> **SET PROBLEM**
Retype exactly what runs from the first line of the data to the line with "plt.rcParams['font.family'] = ['Liberation", keeping both of those lines and skipping pictures.

(Dataset excerpt)
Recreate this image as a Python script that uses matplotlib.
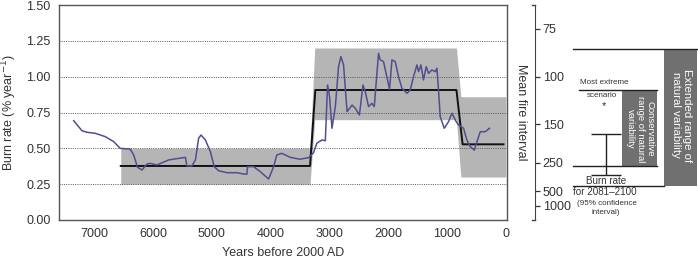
import numpy as np
import matplotlib
matplotlib.use("Agg")
import matplotlib.pyplot as plt

plt.rcParams['font.family'] = ['Liberation Sans', 'DejaVu Sans']

# reconstructed burn rate (% / year) vs years before 2000 AD
burn_years = [7350, 7210, 7125, 6985, 6815, 6670, 6560, 6390, 6330, 6265, 6190, 6105,
              6050, 5935, 5735, 5565, 5450, 5425, 5340, 5280, 5225, 5185, 5110, 5025,
              4960, 4885, 4745, 4575, 4460, 4405, 4393, 4290, 4175, 4035, 3950, 3895,
              3810, 3665, 3500, 3355, 3270, 3215, 3130, 3070, 3032, 2998, 2957, 2900,
              2845, 2805, 2760, 2700, 2615, 2560, 2490, 2430, 2390, 2335, 2278, 2238,
              2165, 2136, 2080, 2012, 1978, 1937, 1881, 1825, 1767, 1682, 1626, 1570,
              1512, 1485, 1444, 1400, 1354, 1315, 1257, 1201, 1172, 1145, 1116, 1048,
              975, 918, 844, 805, 719, 662, 606, 537, 491, 435, 350, 277]
burn_rate = [0.693, 0.623, 0.612, 0.605, 0.582, 0.547, 0.500, 0.495, 0.454, 0.368, 0.349, 0.390,
             0.395, 0.384, 0.419, 0.430, 0.437, 0.377, 0.377, 0.419, 0.570, 0.593, 0.558, 0.477,
             0.372, 0.344, 0.330, 0.330, 0.321, 0.319, 0.372, 0.372, 0.337, 0.286, 0.372, 0.454,
             0.465, 0.437, 0.424, 0.435, 0.470, 0.535, 0.558, 0.553, 0.942, 0.861, 0.640, 0.791,
             1.070, 1.140, 1.082, 0.756, 0.802, 0.779, 0.733, 0.942, 0.895, 0.791, 0.814, 0.791,
             1.163, 1.117, 1.105, 0.977, 0.912, 1.117, 1.105, 1.000, 0.919, 0.884, 0.907, 1.000,
             1.082, 1.035, 1.082, 0.977, 1.070, 1.023, 1.047, 1.035, 1.059, 0.907, 0.721, 0.640,
             0.686, 0.745, 0.686, 0.663, 0.640, 0.558, 0.512, 0.488, 0.546, 0.616, 0.616, 0.640]

# mean burn rate per period (black step line)
mean_years = [6550, 3330, 3240, 840, 735, 40]
mean_rate = [0.377, 0.377, 0.907, 0.907, 0.528, 0.528]

# range of variability per period (grey band)
band_years = [6550, 3330, 3250, 840, 765, 0]
band_upper = [0.50, 0.50, 1.20, 1.20, 0.86, 0.86]
band_lower = [0.25, 0.25, 0.70, 0.70, 0.30, 0.30]

# right panel
mfi_ticks = [75, 100, 150, 250, 500, 1000]
conservative = (0.377, 0.907)
extended = (0.24, 1.193)
future_ci = (0.314, 0.598)
extreme_scenario = 0.826

W, H = 698, 261
fig = plt.figure(figsize=(W / 100, H / 100), dpi=100)

def rect(x0, x1, ytop, ybot):
    return [x0 / W, 1 - ybot / H, (x1 - x0) / W, (ybot - ytop) / H]

txt = '#333333'
frame = '#555555'
grey = '#b5b5b5'
dark = '#707070'

ax = fig.add_axes(rect(59, 507, 5, 220))
ax.fill_between(band_years, band_lower, band_upper, color=grey, lw=0, zorder=1)
for g in [0.25, 0.5, 0.75, 1.0, 1.25]:
    ax.axhline(g, color='#555555', lw=0.7, ls=(0, (1, 1.3)), zorder=2)
ax.plot(mean_years, mean_rate, color='#111111', lw=1.4, zorder=3)
ax.plot(burn_years, burn_rate, color='#4f4f90', lw=1.1, zorder=4)
ax.set_xlim(7600, -20)
ax.set_ylim(0, 1.5)
ax.set_xticks([7000, 6000, 5000, 4000, 3000, 2000, 1000, 0])
ax.set_yticks([0, 0.25, 0.5, 0.75, 1.0, 1.25, 1.5])
ax.set_yticklabels(['0.00', '0.25', '0.50', '0.75', '1.00', '1.25', '1.50'])
ax.tick_params(labelsize=9, colors=txt, length=0, pad=6)
for s in ax.spines.values():
    s.set_color(frame)
    s.set_linewidth(1.0)
ax.set_xlabel('Years before 2000 AD', fontsize=9, color=txt, labelpad=5)
ax.set_ylabel('Burn rate (% year$^{-1}$)', fontsize=9, color=txt, labelpad=5)

# right panel: mean fire interval scale and ranges
ax2 = fig.add_axes(rect(510, 698, 5, 220))
ax2.patch.set_visible(False)
ax2.set_xlim(510, 698)
ax2.set_ylim(0, 1.5)
for k in ['top', 'bottom', 'left']:
    ax2.spines[k].set_visible(False)
ax2.spines['right'].set_position(('data', 535))
ax2.spines['right'].set_color('#444444')
ax2.yaxis.tick_right()
ax2.set_yticks([100 / m for m in mfi_ticks])
ax2.set_yticklabels([str(m) for m in mfi_ticks])
ax2.set_xticks([])
ax2.tick_params(axis='y', labelsize=9, colors=txt, length=3.5, width=0.9, pad=2)
ax2.plot([531.5, 535], [1.5, 1.5], color='#444444', lw=1, clip_on=False)
ax2.plot([531.5, 535], [0, 0], color='#444444', lw=1, clip_on=False)
ax2.text(521.5, 0.75, 'Mean fire interval', rotation=270, fontsize=9, color=txt,
         ha='center', va='center')

line_kw = dict(color='#222222', lw=1.0)
# extended range
ax2.bar(680.5, extended[1] - extended[0], bottom=extended[0], width=32.4, color=dark, lw=0)
ax2.plot([573, 697], [extended[1]] * 2, **line_kw)
ax2.plot([573, 664], [extended[0]] * 2, **line_kw)
ax2.text(681.5, 0.73, 'Extended range of\nnatural variability', rotation=270, fontsize=8.2,
         color='white', ha='center', va='center', linespacing=1.1)
# conservative range
ax2.bar(639.5, conservative[1] - conservative[0], bottom=conservative[0], width=34.4,
        color=dark, lw=0)
ax2.plot([579, 656.7], [conservative[1]] * 2, **line_kw)
ax2.plot([572.7, 656.7], [conservative[0]] * 2, **line_kw)
ax2.text(640, 0.635, 'Conservative\nrange of natural\nvariability', rotation=270, fontsize=6.8,
         color='white', ha='center', va='center', linespacing=1.1)
# projected burn rate 2081-2100
ax2.errorbar(605.7, np.mean(future_ci), yerr=np.diff(future_ci) / 2, fmt='none',
             ecolor='#222222', elinewidth=1.0, capsize=10.5, capthick=1.0)
ax2.text(604.3, extreme_scenario - 0.03, '*', fontsize=8, color=txt, ha='center', va='center')
ax2.text(604.7, 0.937, 'Most extreme', fontsize=5.8, color=txt, ha='center', va='bottom')
ax2.text(602, 0.87, 'scenario', fontsize=5.8, color=txt, ha='center', va='center')
ax2.text(606.3, 0.27, 'Burn rate', fontsize=7.1, color=txt, ha='center', va='center')
ax2.text(605, 0.193, 'for 2081\u20132100', fontsize=7.1, color=txt, ha='center', va='center')
ax2.text(606.7, 0.117, '(95% confidence', fontsize=5.8, color=txt, ha='center', va='center')
ax2.text(606, 0.054, 'interval)', fontsize=5.8, color=txt, ha='center', va='center')

fig.savefig('out.png', dpi=100)
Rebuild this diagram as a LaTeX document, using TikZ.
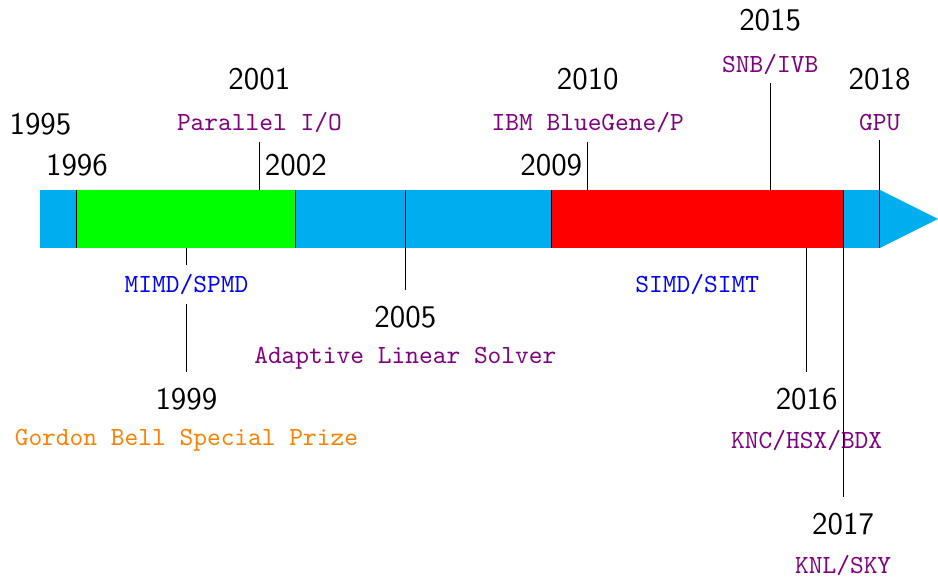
\documentclass[tikz,border=0pt]{standalone}
\usepackage{xcolor}
\usepackage{tikz}
\usetikzlibrary{positioning}
\definecolor{barcyan}{HTML}{00AEEF}
\definecolor{eragreen}{HTML}{00FF00}
\definecolor{erared}{HTML}{FF0000}
\definecolor{evviolet}{HTML}{800080}
\definecolor{erablue}{HTML}{0000FF}
\definecolor{evorange}{HTML}{FF8000}

\begin{document}
\begin{tikzpicture}[x=0.5cm,y=1cm,
    yr/.style={font=\fontsize{12.3}{14}\selectfont\sffamily},
    ev/.style={font=\fontsize{10.2}{12}\selectfont\ttfamily,text=evviolet},
    era/.style={font=\fontsize{10.2}{12}\selectfont\ttfamily,text=erablue}]
  \useasboundingbox (-1.11,-4.904) rectangle (24.6,3.0);
  % the time bar, one unit per year from 1995
  \fill[barcyan] (0,-0.4) rectangle (23,0.4);
  \fill[barcyan] (23,-0.4) -- (24.6,0) -- (23,0.4) -- cycle;
  \fill[eragreen] (1,-0.4) rectangle (7,0.4);
  \fill[erared] (14,-0.4) rectangle (22,0.4);
  \foreach \x in {1,7,14}
    \draw (\x,-0.4) -- (\x,0.4);
  % plain years
  \node[yr] (y1995) at (0,1.30) {1995};
  \node[yr] (y1996) at (1,0.74) {1996};
  \node[yr] (y2002) at (7,0.74) {2002};
  \node[yr] (y2009) at (14,0.74) {2009};
  % eras
  \node[era] (mimd) at (4,-0.90) {MIMD/SPMD};
  \node[era] (simd) at (18,-0.90) {SIMD/SIMT};
  % events above the bar
  \foreach \x/\yr/\lab/\h/\b in {6/2001/{Parallel I/O}/1.315/0.4,15/2010/{IBM BlueGene/P}/1.315/0.4,20/2015/{SNB/IVB}/2.12/0.4,23/2018/{GPU}/1.315/-0.4} {
    \coordinate (t\yr) at (\x,\b);
    \node[ev] (l\yr) at (\x,\h) {\lab};
    \node[yr] (y\yr) at (\x,\h+0.6) {\yr};
    \draw (t\yr) -- (l\yr);
  }
  % events below the bar
  \foreach \x/\yr/\lab/\e/\b/\c in {10/2005/{Adaptive Linear Solver}/-0.97/0.4/evviolet,21/2016/{KNC/HSX/BDX}/-2.10/-0.4/evviolet,22/2017/{KNL/SKY}/-3.81/0.4/evviolet} {
    \coordinate (t\yr) at (\x,\b);
    \coordinate (e\yr) at (\x,\e);
    \node[yr] (y\yr) at (\x,\e-0.375) {\yr};
    \node[ev,text=\c] (l\yr) at (\x,\e-0.935) {\lab};
    \draw (t\yr) -- (e\yr);
  }
  % 1999 runs through the era label
  \coordinate (t1999) at (4,-0.4);
  \coordinate (e1999) at (4,-2.10);
  \node[yr] (y1999) at (4,-2.475) {1999};
  \node[ev,text=evorange] (l1999) at (4,-3.035) {Gordon Bell Special Prize};
  \draw (t1999) -- (mimd);
  \draw (mimd) -- (e1999);
\end{tikzpicture}
\end{document}
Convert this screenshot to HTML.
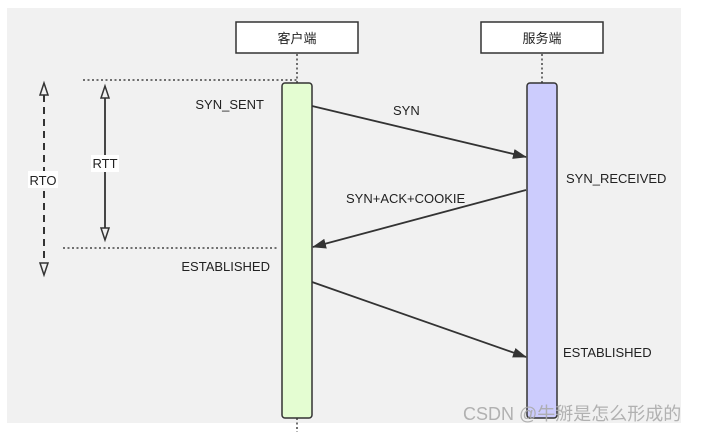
<!DOCTYPE html>
<html><head><meta charset="utf-8"><style>
body{margin:0;background:#fff;width:709px;height:435px;overflow:hidden}
svg{display:block;font-family:"Liberation Sans","Noto Sans CJK SC",sans-serif}
</style></head><body>
<svg width="709" height="435" viewBox="0 0 709 435">
<defs>
<marker id="a" markerWidth="14" markerHeight="10" refX="13" refY="5" orient="auto" markerUnits="userSpaceOnUse"><path d="M0,0 L14,5 L0,10 Z" fill="#333"/></marker>
<marker id="h" markerWidth="12" markerHeight="16" refX="6" refY="1" orient="auto-start-reverse" markerUnits="userSpaceOnUse"></marker>
</defs>
<rect x="7" y="8" width="674" height="415" fill="#f1f1f1"/>
<rect x="236" y="22" width="122" height="31" fill="#fff" stroke="#333" stroke-width="1.5"/>
<text x="297" y="43" font-size="13" text-anchor="middle" fill="#222">客户端</text>
<rect x="481" y="22" width="122" height="31" fill="#fff" stroke="#333" stroke-width="1.5"/>
<text x="542" y="43" font-size="13" text-anchor="middle" fill="#222">服务端</text>
<g stroke="#444" stroke-width="1.5" stroke-dasharray="2,2.5" fill="none">
<line x1="297" y1="54" x2="297" y2="83"/><line x1="542" y1="54" x2="542" y2="83"/>
<line x1="83" y1="80" x2="297" y2="80"/><line x1="63" y1="248" x2="277" y2="248"/>
<line x1="297" y1="418" x2="297" y2="432"/>
</g>
<rect x="282" y="83" width="30" height="335" rx="3" fill="#e4fdd2" stroke="#333" stroke-width="1.5"/>
<rect x="527" y="83" width="30" height="335" rx="3" fill="#ccccfd" stroke="#333" stroke-width="1.5"/>
<line x1="44" y1="95" x2="44" y2="263" stroke="#333" stroke-width="2" stroke-dasharray="7,5"/>
<path d="M44,83 L40,95 L48,95 Z M44,275 L40,263 L48,263 Z" fill="#f1f1f1" stroke="#333" stroke-width="1.5"/>
<line x1="105" y1="98" x2="105" y2="228" stroke="#333" stroke-width="1.8"/>
<path d="M105,86 L101,98 L109,98 Z M105,240 L101,228 L109,228 Z" fill="#f1f1f1" stroke="#333" stroke-width="1.5"/>
<rect x="28" y="171" width="30" height="17" fill="#fff"/>
<text x="43" y="185" font-size="13" text-anchor="middle" fill="#222">RTO</text>
<rect x="91" y="155" width="28" height="17" fill="#fff"/>
<text x="105" y="168" font-size="13" text-anchor="middle" fill="#222">RTT</text>
<g stroke="#333" stroke-width="1.8" marker-end="url(#a)">
<line x1="312" y1="106" x2="526" y2="157"/>
<line x1="526" y1="190" x2="313" y2="247"/>
<line x1="312" y1="282" x2="526" y2="357"/>
</g>
<g font-size="13" fill="#222">
<text x="264" y="109" text-anchor="end">SYN_SENT</text>
<text x="270" y="271" text-anchor="end">ESTABLISHED</text>
<text x="393" y="115">SYN</text>
<text x="566" y="183">SYN_RECEIVED</text>
<text x="346" y="203">SYN+ACK+COOKIE</text>
<text x="563" y="357">ESTABLISHED</text>
</g>
<text x="463" y="420" font-size="18" fill="#aaa" fill-opacity="0.9">CSDN @牛掰是怎么形成的</text>
</svg>
</body></html>
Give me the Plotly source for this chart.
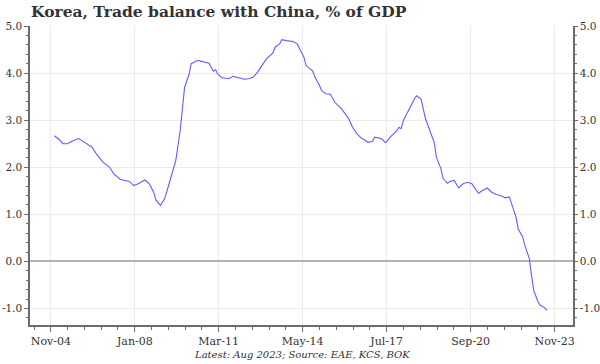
import plotly.graph_objects as go
import pandas as pd

# ---- data ----
dates = [
    "2005-01", "2005-03", "2005-05", "2005-07", "2005-09", "2005-12", "2006-02", "2006-04",
    "2006-06", "2006-08", "2006-11", "2007-02", "2007-04", "2007-07", "2007-09", "2007-11",
    "2008-01", "2008-03", "2008-06", "2008-08", "2008-10", "2008-11", "2009-01", "2009-03",
    "2009-05", "2009-08", "2009-10", "2009-12", "2010-02", "2010-03", "2010-06", "2010-08",
    "2010-11", "2010-12", "2011-01", "2011-02", "2011-03", "2011-05", "2011-08", "2011-10",
    "2011-12", "2012-03", "2012-05", "2012-07", "2012-09", "2012-11", "2013-01", "2013-04",
    "2013-05", "2013-07", "2013-08", "2013-10", "2014-01", "2014-03", "2014-04", "2014-06",
    "2014-07", "2014-10", "2014-11", "2015-01", "2015-02", "2015-04", "2015-06", "2015-08",
    "2015-11", "2016-02", "2016-04", "2016-06", "2016-08", "2016-11", "2017-01", "2017-02",
    "2017-05", "2017-07", "2017-09", "2017-12", "2018-01", "2018-02", "2018-03", "2018-06",
    "2018-08", "2018-09", "2018-11", "2019-01", "2019-03", "2019-05", "2019-06", "2019-08",
    "2019-09", "2019-11", "2019-12", "2020-02", "2020-04", "2020-06", "2020-08", "2020-10",
    "2020-12", "2021-01", "2021-03", "2021-05", "2021-07", "2021-09", "2021-11", "2022-01",
    "2022-03", "2022-04", "2022-06", "2022-07", "2022-09", "2022-10", "2022-12", "2023-01",
    "2023-02", "2023-04", "2023-05", "2023-07", "2023-08",
]
balance = [
    2.67, 2.60, 2.50, 2.50, 2.55, 2.61, 2.55, 2.50,
    2.43, 2.29, 2.11, 2.00, 1.86, 1.74, 1.72, 1.70,
    1.61, 1.65, 1.73, 1.65, 1.47, 1.30, 1.19, 1.33,
    1.65, 2.14, 2.78, 3.70, 3.98, 4.20, 4.27, 4.25,
    4.21, 4.13, 4.04, 4.07, 3.98, 3.90, 3.88, 3.93,
    3.90, 3.87, 3.88, 3.91, 4.02, 4.16, 4.30, 4.43,
    4.55, 4.62, 4.71, 4.69, 4.67, 4.62, 4.52, 4.34,
    4.16, 4.04, 3.91, 3.74, 3.62, 3.56, 3.55, 3.38,
    3.24, 3.05, 2.85, 2.71, 2.62, 2.53, 2.55, 2.64,
    2.61, 2.52, 2.64, 2.77, 2.85, 2.82, 2.99, 3.28,
    3.45, 3.52, 3.45, 3.03, 2.78, 2.53, 2.21, 1.97,
    1.76, 1.66, 1.70, 1.72, 1.56, 1.65, 1.68, 1.65,
    1.51, 1.45, 1.51, 1.56, 1.47, 1.42, 1.40, 1.35,
    1.37, 1.22, 0.94, 0.69, 0.52, 0.34, 0.06, -0.30,
    -0.62, -0.86, -0.93, -0.98, -1.04,
]

x_tick_dates = ["2004-11-15", "2008-01-15", "2011-03-15", "2014-05-15",
                "2017-07-15", "2020-09-15", "2023-11-15"]
x_tick_labels = ["Nov-04", "Jan-08", "Mar-11", "May-14", "Jul-17", "Sep-20", "Nov-23"]
y_tick_vals = [-1, 0, 1, 2, 3, 4, 5]
y_tick_labels = ["-1.0", "0.0", "1.0", "2.0", "3.0", "4.0", "5.0"]

title_text = "Korea, Trade balance with China, % of GDP"
footer_text = "Latest: Aug 2023; Source: EAE, KCS, BOK"

# ---- minor x ticks: 4 evenly spaced between majors ----
maj = pd.to_datetime(x_tick_dates)
minor_x = []
step = (maj[1] - maj[0]) / 5
minor_x.append(maj[0] - step)
for a, b in zip(maj[:-1], maj[1:]):
    st = (b - a) / 5
    for k in range(1, 5):
        minor_x.append(a + st * k)
minor_x = [d.strftime("%Y-%m-%d") for d in minor_x]

FONT = "DejaVu Serif"
AX = "#6b6b6b"
GRID = "#ebebeb"
TXT = "#333333"

fig = go.Figure()
fig.add_trace(go.Scatter(
    x=dates, y=balance, mode="lines",
    line=dict(color="#5f5fff", width=1.1),
    showlegend=False, hoverinfo="skip",
))
# invisible companion trace so the right-hand axis renders
fig.add_trace(go.Scatter(
    x=dates[:1], y=balance[:1], mode="markers", yaxis="y2",
    marker=dict(opacity=0), showlegend=False, hoverinfo="skip",
))

x_range = ["2004-02-01", "2024-07-25"]
y_range = [-1.35, 5.0]

fig.update_layout(
    width=600, height=364,
    margin=dict(l=30, r=27, t=26, b=39, autoexpand=False),
    paper_bgcolor="white", plot_bgcolor="white",
    font=dict(family=FONT, size=11, color=TXT),
    title=dict(text="<b>" + title_text + "</b>", x=31 / 600, xanchor="left",
               xref="container", yref="container", y=1 - 12 / 364, yanchor="middle",
               font=dict(family=FONT, size=15.5, color=TXT)),
    xaxis=dict(
        type="date", range=x_range, automargin=False,
        tickmode="array", tickvals=x_tick_dates, ticktext=x_tick_labels,
        ticks="outside", ticklen=5, tickcolor=AX, tickwidth=1,
        showline=True, linecolor=AX, linewidth=1.5,
        showgrid=True, gridcolor=GRID, gridwidth=1,
        zeroline=False,
        minor=dict(tickmode="array", tickvals=minor_x, ticks="outside",
                   ticklen=3, tickcolor=AX, showgrid=False),
        tickfont=dict(family=FONT, size=11, color=TXT),
    ),
    yaxis=dict(
        range=y_range, automargin=False,
        tickmode="array", tickvals=y_tick_vals, ticktext=y_tick_labels,
        ticks="outside", ticklen=4, tickcolor=AX,
        showline=True, linecolor=AX, linewidth=1.5,
        showgrid=True, gridcolor=GRID, gridwidth=1,
        zeroline=True, zerolinecolor="#b3b3b3", zerolinewidth=1.5,
        minor=dict(dtick=0.2, tick0=0, ticks="outside", ticklen=2,
                   tickcolor=AX, showgrid=False),
        tickfont=dict(family=FONT, size=10.5, color=TXT),
    ),
    yaxis2=dict(
        range=y_range, overlaying="y", side="right", automargin=False,
        tickmode="array", tickvals=y_tick_vals, ticktext=y_tick_labels,
        ticks="outside", ticklen=3, tickcolor=AX,
        showline=True, linecolor=AX, linewidth=1.5,
        showgrid=False, zeroline=False,
        minor=dict(dtick=0.2, tick0=0, ticks="outside", ticklen=2,
                   tickcolor=AX, showgrid=False),
        tickfont=dict(family=FONT, size=10.5, color=TXT),
    ),
    annotations=[dict(
        text="<i>" + footer_text + "</i>", xref="paper", yref="paper",
        x=0.5, y=-0.1, xanchor="center", yanchor="middle", showarrow=False,
        font=dict(family=FONT, size=10, color=TXT),
    )],
)

fig.write_html("out.html", config={"displayModeBar": False},
               post_script="document.body.style.margin='0';document.body.style.overflow='hidden';")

> **EXERCISE SOLUTION**
Recreate this image as a Python script that uses matplotlib.
import numpy as np
import matplotlib
matplotlib.use("Agg")
import matplotlib.pyplot as plt

plt.rcParams['font.family'] = ['Liberation Sans', 'DejaVu Sans']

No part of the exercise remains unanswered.